--- Begin Exercise inputs ---

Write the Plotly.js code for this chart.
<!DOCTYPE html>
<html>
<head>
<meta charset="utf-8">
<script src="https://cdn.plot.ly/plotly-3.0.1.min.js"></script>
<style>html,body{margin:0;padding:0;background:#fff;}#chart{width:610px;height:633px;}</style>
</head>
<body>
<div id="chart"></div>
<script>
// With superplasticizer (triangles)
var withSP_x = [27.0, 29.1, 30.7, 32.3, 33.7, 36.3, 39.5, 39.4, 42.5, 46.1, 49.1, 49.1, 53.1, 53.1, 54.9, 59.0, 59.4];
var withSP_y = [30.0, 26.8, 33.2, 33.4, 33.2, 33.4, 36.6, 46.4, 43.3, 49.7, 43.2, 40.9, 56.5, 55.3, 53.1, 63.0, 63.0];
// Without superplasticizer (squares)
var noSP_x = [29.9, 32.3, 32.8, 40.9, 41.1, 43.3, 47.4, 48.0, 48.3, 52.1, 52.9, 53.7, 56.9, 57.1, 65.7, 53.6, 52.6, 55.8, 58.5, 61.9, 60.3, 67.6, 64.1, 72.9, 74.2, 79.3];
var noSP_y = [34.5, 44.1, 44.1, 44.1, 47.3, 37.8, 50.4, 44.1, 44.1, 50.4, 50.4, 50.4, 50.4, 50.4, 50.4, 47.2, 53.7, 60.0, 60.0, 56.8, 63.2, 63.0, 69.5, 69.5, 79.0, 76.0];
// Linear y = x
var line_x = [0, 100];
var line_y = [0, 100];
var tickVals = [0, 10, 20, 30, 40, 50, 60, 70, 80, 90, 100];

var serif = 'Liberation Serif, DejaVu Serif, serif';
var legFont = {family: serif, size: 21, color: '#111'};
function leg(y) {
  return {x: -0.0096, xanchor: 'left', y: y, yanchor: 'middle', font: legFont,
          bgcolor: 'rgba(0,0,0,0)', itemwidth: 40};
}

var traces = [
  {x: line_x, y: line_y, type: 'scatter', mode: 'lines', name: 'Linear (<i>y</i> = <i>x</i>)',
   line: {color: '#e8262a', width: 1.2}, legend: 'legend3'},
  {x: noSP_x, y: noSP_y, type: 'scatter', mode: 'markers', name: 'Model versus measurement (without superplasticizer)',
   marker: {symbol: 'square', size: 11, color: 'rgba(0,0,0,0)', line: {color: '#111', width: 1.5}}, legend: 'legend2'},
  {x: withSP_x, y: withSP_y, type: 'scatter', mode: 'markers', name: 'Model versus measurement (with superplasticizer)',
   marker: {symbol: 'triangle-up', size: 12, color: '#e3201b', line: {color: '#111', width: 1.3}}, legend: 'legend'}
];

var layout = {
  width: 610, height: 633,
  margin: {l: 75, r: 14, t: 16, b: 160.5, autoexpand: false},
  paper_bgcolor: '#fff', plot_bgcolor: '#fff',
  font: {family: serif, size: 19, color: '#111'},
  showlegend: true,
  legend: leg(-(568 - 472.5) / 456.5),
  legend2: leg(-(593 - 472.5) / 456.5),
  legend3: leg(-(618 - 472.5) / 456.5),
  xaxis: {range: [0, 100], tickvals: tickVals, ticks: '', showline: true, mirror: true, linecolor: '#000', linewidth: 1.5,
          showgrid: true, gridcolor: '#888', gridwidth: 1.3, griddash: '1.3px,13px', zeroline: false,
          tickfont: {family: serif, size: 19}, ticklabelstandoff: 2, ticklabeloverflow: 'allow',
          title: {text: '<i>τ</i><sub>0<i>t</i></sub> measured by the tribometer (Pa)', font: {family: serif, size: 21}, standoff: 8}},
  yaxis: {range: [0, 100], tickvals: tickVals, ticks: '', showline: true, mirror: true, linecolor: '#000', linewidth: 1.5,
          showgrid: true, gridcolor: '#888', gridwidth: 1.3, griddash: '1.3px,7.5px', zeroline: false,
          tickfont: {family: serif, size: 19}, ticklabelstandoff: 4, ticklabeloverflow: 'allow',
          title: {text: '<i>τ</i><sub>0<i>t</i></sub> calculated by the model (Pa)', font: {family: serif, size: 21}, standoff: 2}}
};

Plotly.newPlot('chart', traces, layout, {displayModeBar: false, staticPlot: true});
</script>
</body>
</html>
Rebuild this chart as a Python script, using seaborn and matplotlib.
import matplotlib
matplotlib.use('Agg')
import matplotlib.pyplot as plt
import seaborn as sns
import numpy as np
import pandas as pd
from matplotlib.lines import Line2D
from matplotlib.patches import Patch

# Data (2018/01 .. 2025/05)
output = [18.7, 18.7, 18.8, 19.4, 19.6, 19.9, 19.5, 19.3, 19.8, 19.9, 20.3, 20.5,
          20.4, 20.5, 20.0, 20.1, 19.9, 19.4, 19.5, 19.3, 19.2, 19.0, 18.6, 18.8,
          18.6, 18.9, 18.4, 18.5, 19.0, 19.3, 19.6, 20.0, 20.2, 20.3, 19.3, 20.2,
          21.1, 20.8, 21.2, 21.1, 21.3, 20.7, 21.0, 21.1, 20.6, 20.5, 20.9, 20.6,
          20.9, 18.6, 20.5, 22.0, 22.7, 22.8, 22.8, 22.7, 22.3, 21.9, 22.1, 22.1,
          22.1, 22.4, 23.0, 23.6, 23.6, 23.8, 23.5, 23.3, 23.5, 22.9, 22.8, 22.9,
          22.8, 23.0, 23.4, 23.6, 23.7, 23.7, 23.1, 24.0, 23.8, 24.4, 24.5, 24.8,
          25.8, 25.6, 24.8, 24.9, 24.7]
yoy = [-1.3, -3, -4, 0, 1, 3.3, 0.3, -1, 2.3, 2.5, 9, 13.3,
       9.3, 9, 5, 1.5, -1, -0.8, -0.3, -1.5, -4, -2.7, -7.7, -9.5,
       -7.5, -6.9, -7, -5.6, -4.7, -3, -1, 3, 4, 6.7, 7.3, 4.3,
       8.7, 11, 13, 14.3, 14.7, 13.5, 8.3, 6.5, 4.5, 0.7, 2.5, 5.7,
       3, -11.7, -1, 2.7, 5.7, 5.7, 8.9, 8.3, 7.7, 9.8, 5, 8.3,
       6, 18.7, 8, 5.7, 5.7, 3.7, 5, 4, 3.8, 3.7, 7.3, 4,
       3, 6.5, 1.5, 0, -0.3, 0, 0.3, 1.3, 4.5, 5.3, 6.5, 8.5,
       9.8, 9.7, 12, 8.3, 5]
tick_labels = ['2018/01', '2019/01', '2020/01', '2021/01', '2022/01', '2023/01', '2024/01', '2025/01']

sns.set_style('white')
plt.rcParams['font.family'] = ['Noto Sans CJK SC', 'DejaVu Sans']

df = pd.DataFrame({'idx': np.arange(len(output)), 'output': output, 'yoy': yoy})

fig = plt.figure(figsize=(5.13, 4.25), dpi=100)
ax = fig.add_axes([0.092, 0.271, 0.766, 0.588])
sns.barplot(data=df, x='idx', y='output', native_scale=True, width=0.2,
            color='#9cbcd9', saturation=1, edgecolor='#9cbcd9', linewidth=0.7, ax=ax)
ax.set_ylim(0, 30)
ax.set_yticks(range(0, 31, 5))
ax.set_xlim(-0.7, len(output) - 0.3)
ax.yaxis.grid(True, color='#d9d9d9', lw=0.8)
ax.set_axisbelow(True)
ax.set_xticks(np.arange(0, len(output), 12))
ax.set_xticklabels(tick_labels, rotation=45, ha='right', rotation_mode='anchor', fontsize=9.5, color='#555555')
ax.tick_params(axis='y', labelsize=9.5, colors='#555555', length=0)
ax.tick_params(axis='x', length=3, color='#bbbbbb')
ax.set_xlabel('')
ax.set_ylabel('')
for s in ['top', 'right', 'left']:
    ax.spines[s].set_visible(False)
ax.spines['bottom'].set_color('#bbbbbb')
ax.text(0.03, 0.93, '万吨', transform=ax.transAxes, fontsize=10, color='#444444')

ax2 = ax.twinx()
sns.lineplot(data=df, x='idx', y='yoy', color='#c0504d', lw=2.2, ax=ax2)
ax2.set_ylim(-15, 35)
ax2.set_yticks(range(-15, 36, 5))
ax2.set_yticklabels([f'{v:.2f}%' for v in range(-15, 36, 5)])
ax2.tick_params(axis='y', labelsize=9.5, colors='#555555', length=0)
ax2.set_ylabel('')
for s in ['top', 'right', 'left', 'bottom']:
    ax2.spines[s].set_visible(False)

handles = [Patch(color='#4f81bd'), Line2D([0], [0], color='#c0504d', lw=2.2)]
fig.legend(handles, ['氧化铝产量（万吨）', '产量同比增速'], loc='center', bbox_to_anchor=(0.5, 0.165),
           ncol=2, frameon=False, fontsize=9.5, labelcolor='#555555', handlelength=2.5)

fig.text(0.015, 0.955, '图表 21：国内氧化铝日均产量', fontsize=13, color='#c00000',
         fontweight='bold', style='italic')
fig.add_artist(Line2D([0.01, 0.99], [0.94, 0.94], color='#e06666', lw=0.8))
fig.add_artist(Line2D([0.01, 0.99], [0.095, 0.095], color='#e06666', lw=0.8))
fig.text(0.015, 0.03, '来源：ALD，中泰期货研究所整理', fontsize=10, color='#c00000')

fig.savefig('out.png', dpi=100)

--- End Exercise inputs ---

Output only the lines from the top of the entries through the one holding "80, 90, 100];", copied exactly.

Write the Plotly.js code for this chart.
<!DOCTYPE html>
<html>
<head>
<meta charset="utf-8">
<script src="https://cdn.plot.ly/plotly-3.0.1.min.js"></script>
<style>html,body{margin:0;padding:0;background:#fff;}#chart{width:610px;height:633px;}</style>
</head>
<body>
<div id="chart"></div>
<script>
// With superplasticizer (triangles)
var withSP_x = [27.0, 29.1, 30.7, 32.3, 33.7, 36.3, 39.5, 39.4, 42.5, 46.1, 49.1, 49.1, 53.1, 53.1, 54.9, 59.0, 59.4];
var withSP_y = [30.0, 26.8, 33.2, 33.4, 33.2, 33.4, 36.6, 46.4, 43.3, 49.7, 43.2, 40.9, 56.5, 55.3, 53.1, 63.0, 63.0];
// Without superplasticizer (squares)
var noSP_x = [29.9, 32.3, 32.8, 40.9, 41.1, 43.3, 47.4, 48.0, 48.3, 52.1, 52.9, 53.7, 56.9, 57.1, 65.7, 53.6, 52.6, 55.8, 58.5, 61.9, 60.3, 67.6, 64.1, 72.9, 74.2, 79.3];
var noSP_y = [34.5, 44.1, 44.1, 44.1, 47.3, 37.8, 50.4, 44.1, 44.1, 50.4, 50.4, 50.4, 50.4, 50.4, 50.4, 47.2, 53.7, 60.0, 60.0, 56.8, 63.2, 63.0, 69.5, 69.5, 79.0, 76.0];
// Linear y = x
var line_x = [0, 100];
var line_y = [0, 100];
var tickVals = [0, 10, 20, 30, 40, 50, 60, 70, 80, 90, 100];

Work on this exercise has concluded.